En 1204, les Français (les Francs) envahissent Athènes et prennent possession du Parthénon, qu'ils rebaptisent Notre-Dame d'Athènes. Le temple devient alors une église catholique. Dès 1458, les Turcs occupent Athènes et transforment le plus vite possible le temple ancien en mosquée islamique, y ajoutant un minaret. Le gouverneur turc installe son harem dans l'Érechthéion, le temple situé à côté du Parthénon. En 1687, les Vénitiens, qui sont en guerre contre les Turcs, bombardent le Parthénon de boulets et d'obus de mortier. Convaincus que les Vénitiens n'attaqueraient pas le vénérable édifice religieux, les Turcs y avaient abrité leurs femmes et leurs enfants, ainsi que leur provision de poudre. Trois cents personnes et 28 colonnes du Parthénon périssent dans une immense explosion.

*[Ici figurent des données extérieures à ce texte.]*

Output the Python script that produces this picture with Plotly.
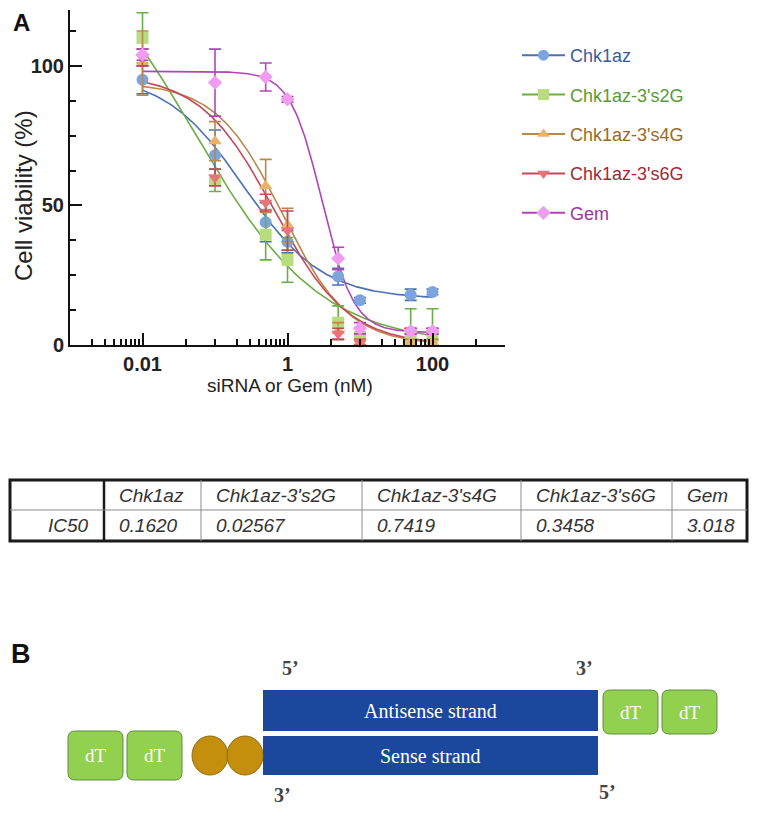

Les activités de lord Elgin, homme d'État britannique et ambassadeur à Constantinople en 1801, auront également une incidence majeure sur le Parthénon. Les autorités turques donnent à l'ambassadeur la permission de dessiner les merveilleuses sculptures, d'en prendre des moulages en plâtre et « d'emporter tout morceau de pierre portant des inscriptions ou des figures ». (De nombreuses morceaux de sculptures détruites dans l'explosion se trouvent encore dans les décombres du Parthénon.) Les représentants de lord Elgin ne se contentent pas longtemps de ramasser des morceaux de sculptures brisées. Ils commencent à amputer l'édifice, se servant plus tard de scies pour enlever de gros morceaux de sculpture. Il faut dire à leur décharge qu'ils connaissent les autres pratiques destructrices de l'époque. Les Turcs ont utilisé des sculptures du Parthénon comme cibles dans des exercices de tir et ont décapité des figures qu'ils ont pu atteindre (celle de Périclès en était probablement une). De plus, les Turcs chaulent leurs bâtiments, dont bon nombre sont construits autour du Parthénon. Pour obtenir du blanc de chaux, on brûle du marbre, le réduisant en calcaire, puis on y ajoute de l'eau. Cette recette a mené à la destruction de statues brisées et intactes à Athènes et ailleurs.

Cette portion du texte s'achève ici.